# 2D Collision Simulation

You can now get the code off Github!

## Intro

This is a Java program that simulates collisions between polygons. I wrote this for physics during my junior year in high school. The project involved more than just writing a program—we also had to write a paper and perform some physical experiments.

I worked with a team of three other students for this project. However, only Jessica Taylor helped with the programming; the others worked on things like the physics experiment and presentation.

Jessica primarily worked on the actual physics, using Newton’s method to approximate the change at each step and even deriving how torque worked from basic principles (We hadn’t covered torque at all in class.)

I worked on the user interface and putting everything together.

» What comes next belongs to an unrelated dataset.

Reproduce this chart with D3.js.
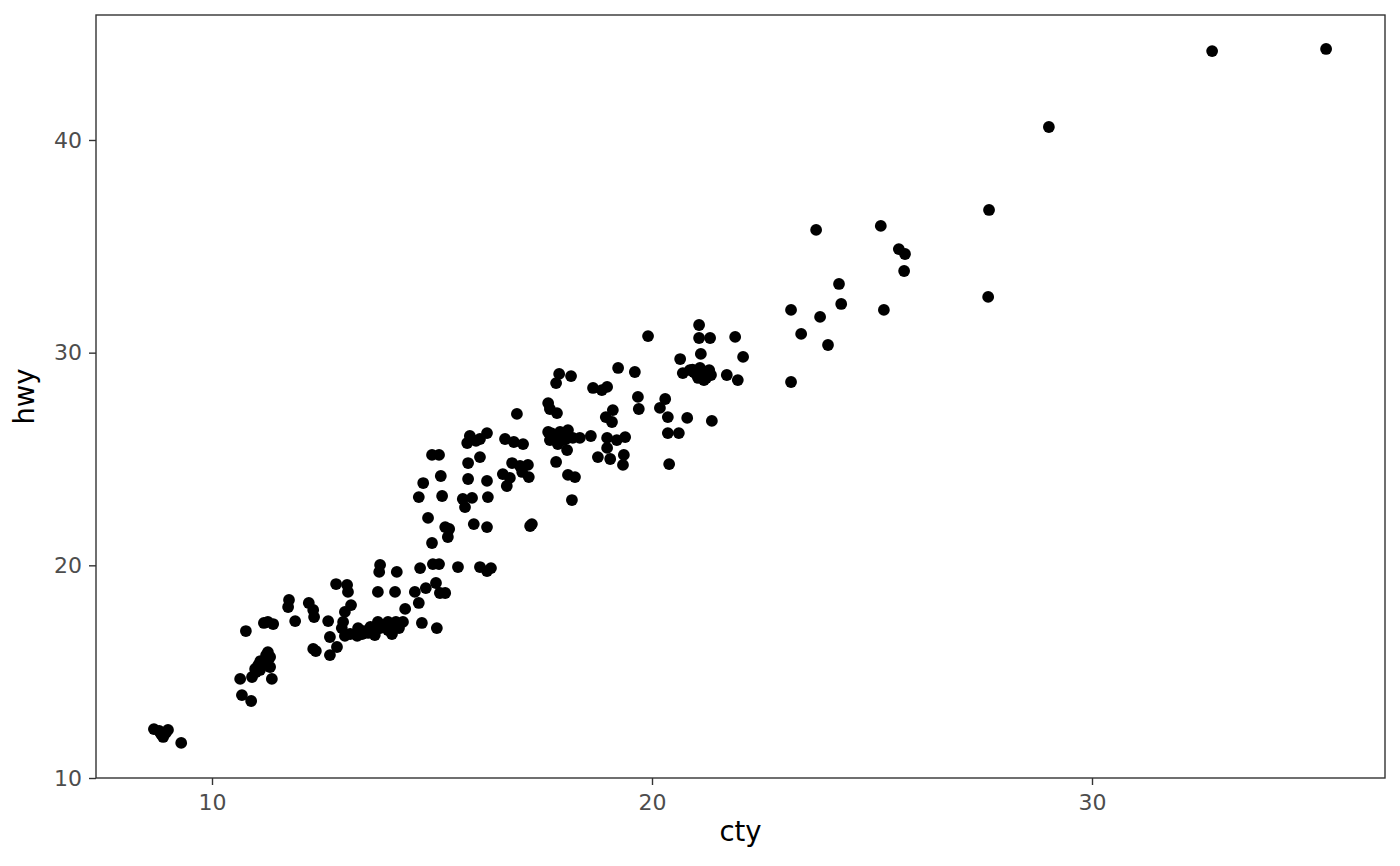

To make the design more module, I used the observer pattern—everything has to be a pattern in Java, after all.

The code was actually fairly reusable. We even used the physics engine to write a pong game with oddly shaped paddles where the ball actually followed the laws of physics! And, perhaps surprisingly for high school, most of the code is fully document with Javadocs.

## Powerpoint

As part of the project, we had to make and present a powerpoint presentation on the simulation. The slides give a good overview of the whole project. The presentation is available in pdf and ppt.

# Overview

While in essence the simulation is a very simple program, it does have quite a few features. I’m not going to list all of them right now, but here’s a screenshot that illustrates its complexity.

We support any sort of polygon as well as circles. You can add shapes when everything is paused, but you can also add them interactively. You can even drag and throw shapes around while the simulation is active, which turns out to be pretty fun. All the parameters of the world and each shape—things like mass, friction, bounciness and gravity—can be changed on the fly for some potentially amusing effects.

Everything becomes much more fun—but also less realistic—if you set bounciness very high and density very low.